The most recent agemate death is that of a college friend whom I knew and liked but was not particularly close to. I wonder if she had any regrets other than wishing she had gone to the doctor sooner (although I doubt that would have made any difference - a diagnosis of pancreatic cancer is basically a death sentence). She was an English teacher, and during the summer embarked on some interesting adventures such as attending a Shakespearean workshop and participating in a pilgrimage through Spain. We tried to get her to Women's Weekend, but she was usually involved elsewhere.

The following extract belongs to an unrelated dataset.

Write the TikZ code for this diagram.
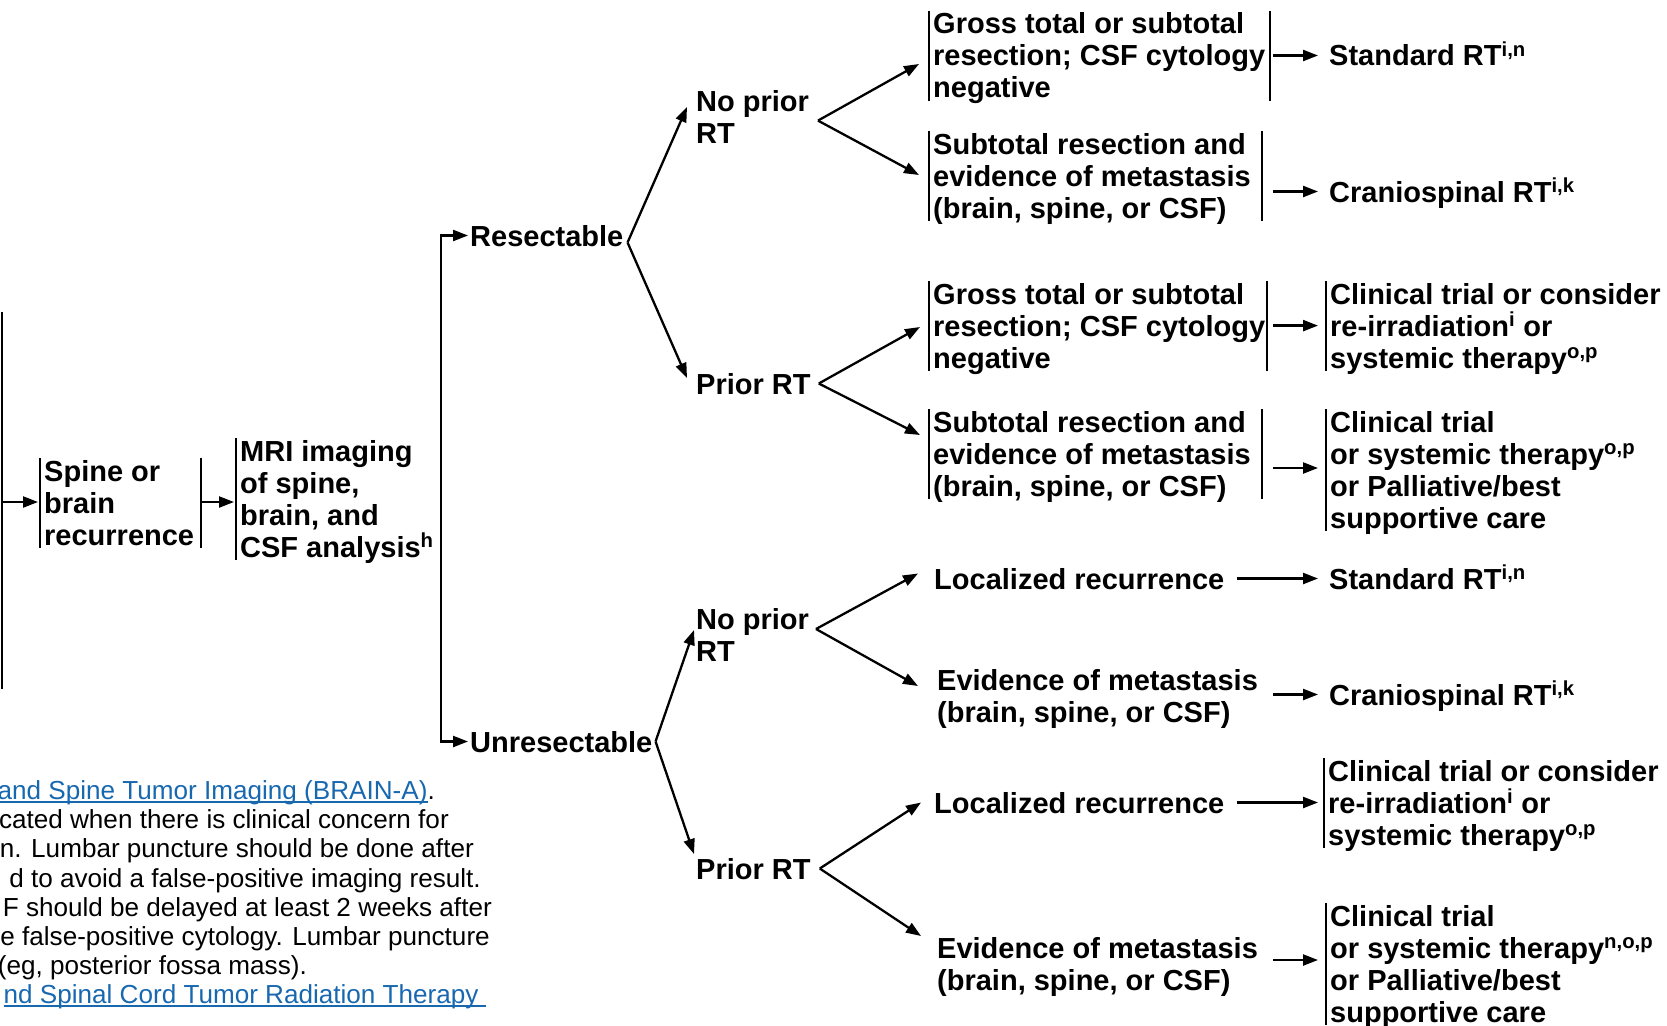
\documentclass[tikz,border=0pt]{standalone}
\usepackage{fontspec}
\setmainfont{Liberation Sans}
\usetikzlibrary{arrows.meta}
\definecolor{linkblue}{RGB}{24,104,176}
% left-aligned multi-line block whose baseline is its first line
\newcommand\blk[1]{\begin{tabular}[t]{@{}l@{}}#1\end{tabular}}
% superscript that does not widen the line spacing
\newcommand\sps[1]{\smash{\textsuperscript{#1}}}
% underlined hyperlink text
\newcommand\lnk[1]{\setbox0\hbox{#1}\rlap{\rule[-4pt]{\wd0}{1.6pt}}\box0}
\begin{document}
\begin{tikzpicture}[x=1pt,y=-1pt,
  txt/.style={inner sep=0pt,font=\fontsize{29}{32}\selectfont\bfseries},
  one/.style={txt,text height=21pt,text depth=0pt},
  barred/.style={txt,inner xsep=4pt},
  arr/.style={line width=2.3pt,-{Triangle[length=15pt,width=11pt]}},
  ln/.style={line width=2.3pt},
  bar/.style={line width=2pt,shorten >=7pt},
  note/.style={inner sep=0pt,anchor=base east,font=\fontsize{26.1}{29}\selectfont}]
\useasboundingbox (0,0) rectangle (1667,1025);

% ---- nodes ----
\node[barred,anchor=base west] (spine) at (40,481) {\blk{Spine or\\brain\\recurrence}};
\node[barred,anchor=base west] (mri) at (236,461) {\blk{MRI imaging\\of spine,\\brain, and\\CSF analysis\sps{h}}};
\node[one,anchor=base west] (res) at (470,246) {Resectable};
\node[one,anchor=base west] (unres) at (470,752) {Unresectable};
\node[txt,anchor=base west] (np1) at (696,111.6) {\blk{No prior\\RT}};
\node[one,anchor=base west] (pr1) at (696,394) {Prior RT};
\node[txt,anchor=base west] (np2) at (696,629) {\blk{No prior\\RT}};
\node[one,anchor=base west] (pr2) at (696,879) {Prior RT};

\node[barred,anchor=base west] (a) at (929,34) {\blk{Gross total or subtotal\\resection; CSF cytology\\negative}};
\node[barred,anchor=base west] (b) at (929,154) {\blk{Subtotal resection and\\evidence of metastasis\\(brain, spine, or CSF)}};
\node[barred,anchor=base west] (c) at (929,304) {\blk{Gross total or subtotal\\resection; CSF cytology\\negative}};
\node[barred,anchor=base west] (d) at (929,432) {\blk{Subtotal resection and\\evidence of metastasis\\(brain, spine, or CSF)}};
\node[one,anchor=base west] (loc1) at (934,589) {Localized recurrence};
\node[txt,anchor=base west] (ev1) at (937,690) {\blk{Evidence of metastasis\\(brain, spine, or CSF)}};
\node[one,anchor=base west] (loc2) at (934,813) {Localized recurrence};
\node[txt,anchor=base west] (ev2) at (937,958) {\blk{Evidence of metastasis\\(brain, spine, or CSF)}};

\node[one,anchor=base west] (std1) at (1329,66) {Standard RT\textsuperscript{i,n}};
\node[one,anchor=base west] (cs1) at (1329,202) {Craniospinal RT\textsuperscript{i,k}};
\node[barred,anchor=base west] (e) at (1326,304) {\blk{Clinical trial or consider\\re-irradiation\sps{i} or\\systemic therapy\sps{o,p}}};
\node[barred,anchor=base west] (f) at (1326,432) {\blk{Clinical trial\\or systemic therapy\sps{o,p}\\or Palliative/best\\supportive care}};
\node[one,anchor=base west] (std2) at (1329,589) {Standard RT\textsuperscript{i,n}};
\node[one,anchor=base west] (cs2) at (1329,705) {Craniospinal RT\textsuperscript{i,k}};
\node[barred,anchor=base west] (g) at (1324,781) {\blk{Clinical trial or consider\\re-irradiation\sps{i} or\\systemic therapy\sps{o,p}}};
\node[barred,anchor=base west] (h) at (1326,926) {\blk{Clinical trial\\or systemic therapy\sps{n,o,p}\\or Palliative/best\\supportive care}};

% ---- footnotes ----
\node[note] (n1) at (435,799) {\textcolor{linkblue}{\lnk{and Spine Tumor Imaging (BRAIN-A)}}.};
\node[note] (n2) at (449,828) {cated when there is clinical concern for};
\node[note] (n3) at (474,857) {n. Lumbar puncture should be done after};
\node[note] (n4) at (481,887) {d to avoid a false-positive imaging result.};
\node[note] (n5) at (492,916) {F should be delayed at least 2 weeks after};
\node[note] (n6) at (490,945) {e false-positive cytology. Lumbar puncture};
\node[note] (n7) at (307,974) {(eg, posterior fossa mass).};
\node[note] (n8) at (486,1003) {\textcolor{linkblue}{\lnk{nd Spinal Cord Tumor Radiation Therapy\ }}};

% ---- bars beside the boxed texts ----
\foreach \n in {spine,mri,a,b,c,d,e,f,g,h}
  \draw[bar] (\n.north west) -- (\n.south west);
\draw[bar] ([xshift=3pt]spine.north east) -- ([xshift=3pt]spine.south east);
\draw[bar] ([xshift=1pt]a.north east) -- ([xshift=1pt]a.south east);
\draw[bar] ([xshift=7.5pt]b.north east) -- ([xshift=7.5pt]b.south east);
\draw[bar] ([xshift=-2pt]c.north east) -- ([xshift=-2pt]c.south east);
\draw[bar] ([xshift=7.5pt]d.north east) -- ([xshift=7.5pt]d.south east);

% ---- left trunk and first steps ----
\coordinate (lt) at (2,312);
\coordinate (lb) at (2,689);
\draw[ln] (lt) -- (lb);
\coordinate (sIn) at ([yshift=4.6pt]spine.west);
\draw[arr,shorten >=2pt] (lt |- sIn) -- (sIn);
\draw[arr,shorten >=2pt] ([xshift=3pt]sIn -| spine.east) -- (sIn -| mri.west);

% ---- bracket after imaging ----
\coordinate (bk) at (441,0);
\draw[arr] (bk |- mri.east) |- ([xshift=-2pt]res.west);
\draw[arr] (bk |- mri.east) |- ([xshift=-2pt]unres.west);

% ---- resectable branch ----
\coordinate (resA) at ([shift={(4,7)}]res.east);
\draw[arr] (resA) -- ([shift={(-9,-4.6)}]np1.base west);
\draw[arr] (resA) -- ([shift={(-9,-16)}]pr1.base west);
\coordinate (np1a) at ([shift={(122,9)}]np1.base west);
\draw[arr] (np1a) -- ([shift={(-10,30)}]a.base west);
\draw[arr] (np1a) -- ([shift={(-10,21)}]b.base west);
\coordinate (pr1a) at ([xshift=8pt]pr1.east);
\draw[arr] (pr1a) -- ([shift={(-9,23)}]c.base west);
\draw[arr] (pr1a) -- ([shift={(-9,3)}]d.base west);

% ---- unresectable branch ----
\coordinate (unA) at ([xshift=3pt]unres.east);
\draw[arr] (unA) -- ([shift={(-2,1)}]np2.base west);
\draw[arr] (unA) -- ([shift={(-2,-25)}]pr2.base west);
\coordinate (np2a) at ([shift={(120,0)}]np2.base west);
\draw[arr] (np2a) -- ([shift={(-16,-5)}]loc1.west);
\draw[arr] (np2a) -- ([shift={(-19,-4)}]ev1.base west);
\coordinate (pr2a) at ([xshift=9pt]pr2.east);
\draw[arr] (pr2a) -- ([shift={(-13,0)}]loc2.west);
\draw[arr] (pr2a) -- ([shift={(-16,-22)}]ev2.base west);

% ---- arrows to the treatment column ----
\coordinate (ax) at (1273,0);
\coordinate (tx) at (1318,0);
\coordinate (c2) at ([shift={(0,21.6)}]c.base west);
\coordinate (d2) at ([shift={(0,36)}]d.base west);
\coordinate (e2) at ([shift={(0,2)}]ev2.base west);
\draw[arr] (ax |- std1.west) -- (tx |- std1.west);
\draw[arr] (ax |- cs1.west) -- (tx |- cs1.west);
\draw[arr] (ax |- c2) -- (tx |- c2);
\draw[arr] (ax |- d2) -- (tx |- d2);
\draw[arr] ([xshift=12pt]loc1.east) -- (tx |- loc1.east);
\draw[arr] (ax |- cs2.west) -- (tx |- cs2.west);
\draw[arr] ([xshift=12pt]loc2.east) -- (tx |- loc2.east);
\draw[arr] (ax |- e2) -- (tx |- e2);
\end{tikzpicture}
\end{document}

What regrets will I have when the time comes? There are some things I would like to do while I still can, but they are not critical to my happiness. I'm not inclined to take a trip around the world or write the Great American Novel or become an expert in anything other than dabbling. I actively seek inner peace, but that is a process, not a goal. I really can't think of anything all that critical that I need to do before I pass on.
The few regrets I do have are based on things I could have done better. I could have been a better parent, could have made some different decisions regarding my education and career, could have been kinder at times. But most of those things would require that I be someone other than who I am. And I am stuck with being me.
The husband of a friend of mine suffers from chronic heart disease. After his first near-death experience, he took stock of his life and focused on completing a long time goal. After his second near-death experience, when asked how that affected his outlook on life, he just shrugs. Been there, done that.
I love my kids, and am proud of them. I absolutely adore my granddaughter and am happy to be a regular presence in her life. I made it to retirement, which I hope to enjoy for many more years (knock on wood!) Someday I may have to give up the gardening, the knitting and spinning, the rest of it. But not yet. Please, not yet.